Experimental and numerical comparisons of self-reacting point absorber wave energy converters in regular waves

• Two self-reacting point absorber WEC designs are compared in regular waves.
• 1:25 scale physical models of the WECs with feedback controlled PTOs are developed.
• Budal׳s upper bound on power capture for one body WECs is extended to two body WECs.
• A frequency domain model is validated by power capture and dynamic motion in heave.
• The effects of motion constraints and reactive control are investigated.

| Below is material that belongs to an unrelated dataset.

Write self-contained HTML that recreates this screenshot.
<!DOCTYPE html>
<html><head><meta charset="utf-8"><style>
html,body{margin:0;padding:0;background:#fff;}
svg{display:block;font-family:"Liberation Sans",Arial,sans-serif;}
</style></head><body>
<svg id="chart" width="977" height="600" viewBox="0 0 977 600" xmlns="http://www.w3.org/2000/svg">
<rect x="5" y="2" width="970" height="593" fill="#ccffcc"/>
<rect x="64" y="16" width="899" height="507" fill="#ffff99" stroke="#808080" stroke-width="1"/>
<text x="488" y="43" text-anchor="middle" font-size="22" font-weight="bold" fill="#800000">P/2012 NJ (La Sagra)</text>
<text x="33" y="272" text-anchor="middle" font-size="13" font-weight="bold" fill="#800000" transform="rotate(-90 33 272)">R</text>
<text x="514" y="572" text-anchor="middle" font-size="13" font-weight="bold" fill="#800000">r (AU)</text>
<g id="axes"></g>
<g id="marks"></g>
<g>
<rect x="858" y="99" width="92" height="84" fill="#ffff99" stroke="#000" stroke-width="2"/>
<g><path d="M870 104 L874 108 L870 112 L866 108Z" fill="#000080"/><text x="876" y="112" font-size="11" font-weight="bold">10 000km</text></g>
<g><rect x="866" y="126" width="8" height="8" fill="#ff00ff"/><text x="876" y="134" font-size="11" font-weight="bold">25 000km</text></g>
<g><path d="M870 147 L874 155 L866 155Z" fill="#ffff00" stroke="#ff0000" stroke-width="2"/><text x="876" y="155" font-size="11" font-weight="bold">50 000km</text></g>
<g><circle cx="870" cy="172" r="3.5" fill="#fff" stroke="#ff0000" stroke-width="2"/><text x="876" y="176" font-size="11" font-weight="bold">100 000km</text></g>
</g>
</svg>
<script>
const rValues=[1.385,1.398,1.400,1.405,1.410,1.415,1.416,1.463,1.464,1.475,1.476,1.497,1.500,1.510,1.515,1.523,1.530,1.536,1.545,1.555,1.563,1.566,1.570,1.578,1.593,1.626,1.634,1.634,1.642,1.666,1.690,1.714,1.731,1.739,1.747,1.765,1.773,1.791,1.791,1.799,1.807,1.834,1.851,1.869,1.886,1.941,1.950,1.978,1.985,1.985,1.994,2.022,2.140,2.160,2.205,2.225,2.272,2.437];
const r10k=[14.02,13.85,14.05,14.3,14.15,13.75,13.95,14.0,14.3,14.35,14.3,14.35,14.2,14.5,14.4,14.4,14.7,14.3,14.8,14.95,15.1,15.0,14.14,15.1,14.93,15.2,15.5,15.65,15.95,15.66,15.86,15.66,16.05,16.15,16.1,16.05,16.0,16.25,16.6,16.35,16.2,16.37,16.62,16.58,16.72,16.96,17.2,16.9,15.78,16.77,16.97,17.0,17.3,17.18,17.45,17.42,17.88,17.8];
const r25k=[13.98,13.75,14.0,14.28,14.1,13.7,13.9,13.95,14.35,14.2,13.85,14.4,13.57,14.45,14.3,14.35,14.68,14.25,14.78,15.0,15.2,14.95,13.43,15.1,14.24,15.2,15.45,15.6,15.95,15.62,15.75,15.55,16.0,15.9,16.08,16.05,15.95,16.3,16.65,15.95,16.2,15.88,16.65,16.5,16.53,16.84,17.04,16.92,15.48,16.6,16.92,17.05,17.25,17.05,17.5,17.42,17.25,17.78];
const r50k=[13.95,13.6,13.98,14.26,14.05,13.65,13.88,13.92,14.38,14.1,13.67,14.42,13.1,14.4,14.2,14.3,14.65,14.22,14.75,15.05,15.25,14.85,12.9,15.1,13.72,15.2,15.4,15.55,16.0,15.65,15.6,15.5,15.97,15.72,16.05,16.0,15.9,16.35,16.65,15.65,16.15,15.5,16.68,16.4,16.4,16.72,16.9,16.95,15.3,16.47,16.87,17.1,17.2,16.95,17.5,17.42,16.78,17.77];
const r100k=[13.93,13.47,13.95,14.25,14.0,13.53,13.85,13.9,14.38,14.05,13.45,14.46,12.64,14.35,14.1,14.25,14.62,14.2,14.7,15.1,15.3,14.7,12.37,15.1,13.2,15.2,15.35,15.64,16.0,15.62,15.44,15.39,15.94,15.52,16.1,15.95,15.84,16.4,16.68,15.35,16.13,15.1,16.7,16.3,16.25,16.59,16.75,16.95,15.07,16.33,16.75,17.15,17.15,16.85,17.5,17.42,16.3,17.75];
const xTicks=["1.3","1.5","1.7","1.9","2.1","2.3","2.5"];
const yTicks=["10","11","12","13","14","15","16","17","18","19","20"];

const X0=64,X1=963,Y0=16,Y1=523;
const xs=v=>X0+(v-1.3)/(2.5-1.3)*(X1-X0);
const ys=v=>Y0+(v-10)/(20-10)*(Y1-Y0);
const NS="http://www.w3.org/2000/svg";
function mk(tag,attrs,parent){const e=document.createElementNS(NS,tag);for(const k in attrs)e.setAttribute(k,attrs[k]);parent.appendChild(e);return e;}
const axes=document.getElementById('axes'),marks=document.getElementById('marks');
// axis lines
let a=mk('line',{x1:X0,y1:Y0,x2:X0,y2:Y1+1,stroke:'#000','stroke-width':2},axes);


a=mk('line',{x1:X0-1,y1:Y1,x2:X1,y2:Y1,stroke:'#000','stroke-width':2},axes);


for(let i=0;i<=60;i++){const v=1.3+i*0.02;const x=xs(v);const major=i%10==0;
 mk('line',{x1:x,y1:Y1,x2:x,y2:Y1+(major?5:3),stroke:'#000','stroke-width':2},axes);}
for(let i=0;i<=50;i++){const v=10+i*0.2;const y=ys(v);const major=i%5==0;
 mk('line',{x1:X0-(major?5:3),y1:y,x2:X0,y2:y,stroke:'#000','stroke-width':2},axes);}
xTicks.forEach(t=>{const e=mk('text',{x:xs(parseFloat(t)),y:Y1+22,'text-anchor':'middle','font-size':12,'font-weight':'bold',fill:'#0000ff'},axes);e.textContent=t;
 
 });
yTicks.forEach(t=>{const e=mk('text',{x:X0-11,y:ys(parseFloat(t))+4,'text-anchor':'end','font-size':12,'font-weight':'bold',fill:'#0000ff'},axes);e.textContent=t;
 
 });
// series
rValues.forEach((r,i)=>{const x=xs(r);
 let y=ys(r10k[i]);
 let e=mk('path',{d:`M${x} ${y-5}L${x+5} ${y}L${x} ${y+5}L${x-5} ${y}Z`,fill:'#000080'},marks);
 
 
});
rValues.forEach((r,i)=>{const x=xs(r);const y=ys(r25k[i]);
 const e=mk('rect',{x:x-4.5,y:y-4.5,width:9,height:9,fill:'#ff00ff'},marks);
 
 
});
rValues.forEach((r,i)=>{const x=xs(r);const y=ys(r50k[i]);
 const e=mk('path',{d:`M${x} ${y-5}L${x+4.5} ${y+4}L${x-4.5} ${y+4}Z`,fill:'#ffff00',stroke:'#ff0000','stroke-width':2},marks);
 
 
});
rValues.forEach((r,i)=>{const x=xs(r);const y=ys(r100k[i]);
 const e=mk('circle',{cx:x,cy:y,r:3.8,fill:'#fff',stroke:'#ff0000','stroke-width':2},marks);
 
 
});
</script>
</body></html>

An experimental and numerical comparison of the performance of two self-reacting point absorber wave energy converter designs is undertaken for heave motions. The designs are either currently, or have recently been, under development for commercialization. The experiments consist of a series of 1:25 scale model tests. The physical model features a re-configurable reacting body shape, a feedback controlled power take-off, and a heave motion constraint apparatus. Detailed descriptions of the reconfigurable model design, the analysis/test methodologies, and power capture are given. An extension of Budal׳s theoretical upper bound on power capture for application to self-reacting point absorbers is proposed. A quantitative comparison is made of the two self-reacting point absorber designs in terms of displacement, power take-off force requirements, and power capture in typical (non-extreme) operating conditions with reference to theoretical upper bounds. The design implications of a reactive power take-off control scheme and relative motion constraints on the wave energy converters are investigated using an experimentally validated numerical dynamics model.